(The Daily Signal) – So far, almost all the critical focus on how university leaders have manifestly failed to address rampant antisemitism on their campuses has been aimed at selective, private universities. It was the presidents of Harvard University, the University of Pennsylvania, and the Massachusetts Institute of Technology, for example, who testified Dec. 5 to Congress on the issue and now face the brunt of the backlash.
But many state universities are just as culpable. The ideology undergirding the obsession with diversity, equity, and inclusion, known as DEI, is also fueling Jew hatred at their institutions. It is also out of control at public universities, where there are more obvious policy levers to rein in antisemitism.
Unlike schools in the Ivy League or colleges such as MIT, which are private, state schools are public institutions predominantly supported by tax dollars, which makes them entirely accountable to voters and, thus, to governors, state legislatures, and boards of trustees. Harvard, Yale, and other private institutions still get plenty of taxpayer support (in the billions), but the subsidy is more indirect, and they are not answerable to voters for their policies.
One public university that warrants critical attention is George Mason University. Its main campus in Fairfax, Virginia, may be a few hundred miles south of the Ivy cluster, but it nonetheless has severe problems with antisemitism on campus and a president as attached to DEI ideology as Harvard’s Claudine Gay or Penn’s Liz Magill.
And although Gay has come under heavy criticism after a horrendous hearing performance and evidence of plagiarism, and Magill was outright fired, George Mason President Gregory Washington retains his job and has escaped scrutiny.
Washington became president in July 2020 amid the nationwide Black Lives Matter riots and has a record no better than Gay or Magill. Among the first actions Washington took as president were to create an “anti-racism taskforce,” to add to curriculum statements on how racism would be opposed in each subject, and to order the building of a memorial to the slaves that the university’s namesake owned two centuries earlier.
Research published by the two of us this year showed that George Mason University under Washington has accumulated the most bloated DEI bureaucracy in the Old Dominion. Washington groused publicly about our numbers after the paper was published.
Washington promised to demonstrate how we were wrong. But all that a review he called has done is change definitions around. For example, the chief of staff of a DEI officer now is not identified as working on DEI. Presto—linguistic gymnastics made the DEI bloat disappear.
In other words, Washington has doubled down on the woke DEI efforts that people now understand induced students across the country to be so ethically challenged that they supported Hamas over their Jewish victims following the terrorist group’s mass killing and rapes Oct. 7 in Israel.
Small wonder that Mason’s campus was one of the earliest and largest scenes of pro-terrorist demonstrations by such radical groups as Students for Justice in Palestine. Masked pro-Hamas student protesters were allowed into a Nov. 30 meeting of the Board of Visitors, at which they accused the board members of complicity in the “genocidal murder” of Palestinians and that ended with the genocidal “from the river to the sea” slogan. Washington sat there impassively.

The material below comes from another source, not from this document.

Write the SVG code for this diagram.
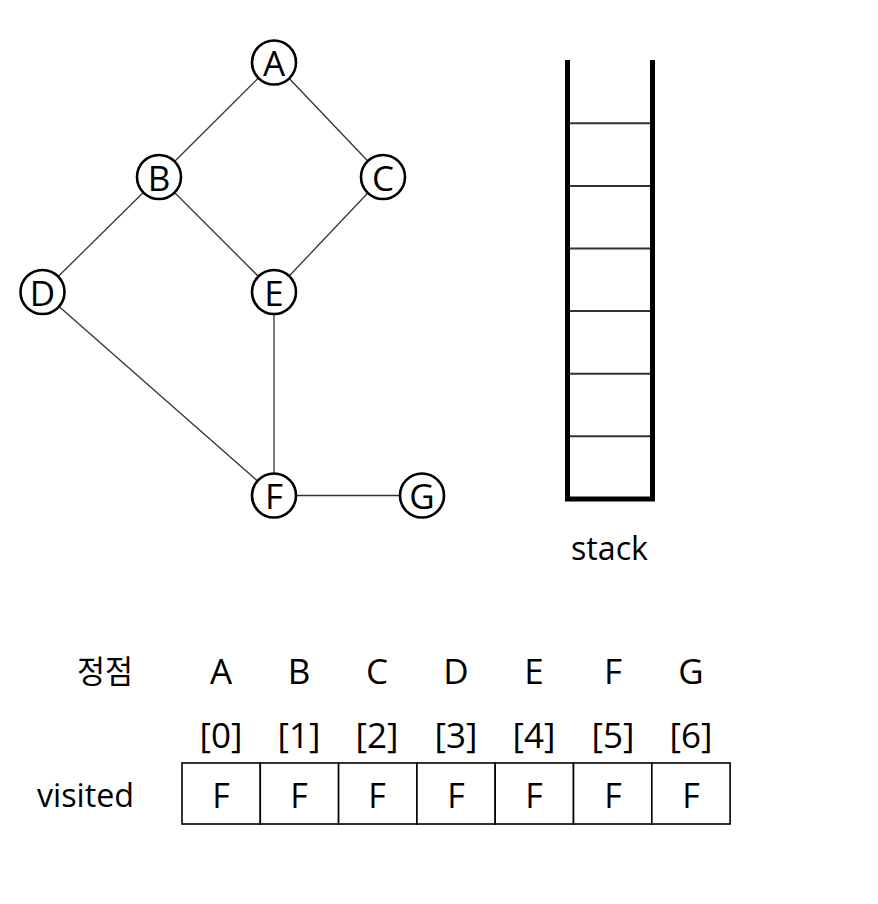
<svg xmlns="http://www.w3.org/2000/svg" width="878" height="904" viewBox="0 0 878 904">
<style>
  text { font-family: "Open Sans", "Noto Sans", "Noto Sans CJK KR", sans-serif; fill: #000; }
  .node circle { fill: #fff; stroke: #000; stroke-width: 2.6; }
  .node text { font-size: 35px; text-anchor: middle; }
  .edge { stroke: #333; stroke-width: 1.3; fill: none; }
  .wall { stroke: #000; stroke-width: 5; fill: none; stroke-linejoin: miter; }
  .slot { stroke: #333; stroke-width: 2; }
  .lbl { font-size: 35px; text-anchor: middle; }
  .val { font-size: 34px; text-anchor: middle; }
  .cell { fill: #fff; stroke: #000; stroke-width: 1.6; }
</style>
<rect width="878" height="904" fill="#fff"/>
<g id="connectors">
  <line class="edge" x1="274" y1="62.5" x2="159" y2="177"/>
  <line class="edge" x1="274" y1="62.5" x2="383" y2="177"/>
  <line class="edge" x1="159" y1="177" x2="42.5" y2="292"/>
  <line class="edge" x1="159" y1="177" x2="274" y2="292"/>
  <line class="edge" x1="383" y1="177" x2="274" y2="292"/>
  <line class="edge" x1="42.5" y1="292" x2="274" y2="495.5"/>
  <line class="edge" x1="274" y1="292" x2="274" y2="495.5"/>
  <line class="edge" x1="274" y1="495.5" x2="422" y2="495.5"/>
</g>
<g id="node-A" class="node"><circle cx="274" cy="62.5" r="22"/><text x="274" y="76">A</text></g>
<g id="node-B" class="node"><circle cx="159" cy="177" r="22"/><text x="159" y="190.5">B</text></g>
<g id="node-C" class="node"><circle cx="383" cy="177" r="22"/><text x="383" y="190.5">C</text></g>
<g id="node-D" class="node"><circle cx="42.5" cy="292" r="22"/><text x="42.5" y="305.5">D</text></g>
<g id="node-E" class="node"><circle cx="274" cy="292" r="22"/><text x="274" y="305.5">E</text></g>
<g id="node-F" class="node"><circle cx="274" cy="495.5" r="22"/><text x="274" y="509">F</text></g>
<g id="node-G" class="node"><circle cx="422" cy="495.5" r="22"/><text x="422" y="509">G</text></g>

<g id="stack">
  <line class="slot" x1="570" y1="123.3" x2="650" y2="123.3"/>
  <line class="slot" x1="570" y1="185.9" x2="650" y2="185.9"/>
  <line class="slot" x1="570" y1="248.5" x2="650" y2="248.5"/>
  <line class="slot" x1="570" y1="311.1" x2="650" y2="311.1"/>
  <line class="slot" x1="570" y1="373.7" x2="650" y2="373.7"/>
  <line class="slot" x1="570" y1="436.3" x2="650" y2="436.3"/>
  <path class="wall" d="M567.5 60 V499 H652.5 V60"/>
  <text x="571" y="560" style="font-size:33px" textLength="77" lengthAdjust="spacingAndGlyphs">stack</text>
</g>

<g id="table">
  <text x="77" y="683" style="font-size:32px;font-family:'Noto Sans CJK KR','Noto Sans',sans-serif" textLength="56" lengthAdjust="spacingAndGlyphs">정점</text>
  <text class="lbl" x="221" y="683.5">A</text>
  <text class="lbl" x="299" y="683.5">B</text>
  <text class="lbl" x="377" y="683.5">C</text>
  <text class="lbl" x="456" y="683.5">D</text>
  <text class="lbl" x="534" y="683.5">E</text>
  <text class="lbl" x="613" y="683.5">F</text>
  <text class="lbl" x="691" y="683.5">G</text>
  <text class="lbl" x="221" y="748">[0]</text>
  <text class="lbl" x="299" y="748">[1]</text>
  <text class="lbl" x="377" y="748">[2]</text>
  <text class="lbl" x="456" y="748">[3]</text>
  <text class="lbl" x="534" y="748">[4]</text>
  <text class="lbl" x="613" y="748">[5]</text>
  <text class="lbl" x="691" y="748">[6]</text>
  <text x="37" y="807" style="font-size:33px" textLength="97" lengthAdjust="spacingAndGlyphs">visited</text>
  <rect class="cell" x="182" y="763" width="78.3" height="61"/>
  <rect class="cell" x="260.3" y="763" width="78.3" height="61"/>
  <rect class="cell" x="338.6" y="763" width="78.3" height="61"/>
  <rect class="cell" x="416.9" y="763" width="78.3" height="61"/>
  <rect class="cell" x="495.2" y="763" width="78.3" height="61"/>
  <rect class="cell" x="573.5" y="763" width="78.3" height="61"/>
  <rect class="cell" x="651.8" y="763" width="78.3" height="61"/>
  <text class="val" x="221" y="808">F</text>
  <text class="val" x="299" y="808">F</text>
  <text class="val" x="377" y="808">F</text>
  <text class="val" x="456" y="808">F</text>
  <text class="val" x="534" y="808">F</text>
  <text class="val" x="613" y="808">F</text>
  <text class="val" x="691" y="808">F</text>
</g>
</svg>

When a group of law school professors signed a letter of protest demanding an explanation, Washington just ignored them.
The anti-Israel protesters have also been marching around Mason’s campus chanting genocidal slogans while wearing keffiyehs to cover their faces, despite a Virginia statute prohibiting the use of face coverings in public to conceal one’s identity.
Washington has refused to strictly enforce that prohibition despite the fact that the law was originally adopted to crack down on the KKK and despite Virginia’s attorney general’s sending the university president a letter specifically instructing him to enforce the law.
Washington’s failure to have George Mason police arrest those violating this law demonstrates that he has more concern for those harassing Jews on campus than he does for the Jews being abused.
Like Gay, Washington’s failure as a university president is not confined to his DEI obsession and callous indifference to the well-being of Jews on campus. Washington has been derelict on other things that matter.
Last week, the American Bar Association put Mason’s prestigious Scalia Law School on probation for lacking “sufficient current and anticipated financial resources” to carry out its education mission.
That probation occurred because Washington proposed across-the-board budget cuts. While he rescinded the cuts for the Scalia Law School, publicly declaring that its funds could be in jeopardy led the ABA to believe that the school’s financial situation was precarious.
Given that the law school is one of the few pockets at Mason, or in academia in general, that is welcoming to conservatives, it is possible that Washington didn’t mind getting it into hot water with the ABA.
Decisive university leaders concentrate budget cuts on areas of the university that are both educationally unsound and significant money losers, such as DEI bureaucracies and gender and ethnic studies departments. But Washington is not that kind of leader and would never place his beloved DEI in jeopardy.
The next round of congressional hearings on higher ed’s Jew-hatred problem should bring in the bad-acting leaders of public universities to answer questions. We expect that if they bring in George Mason’s Washington, he is unlikely to fare better than Magill or Gay.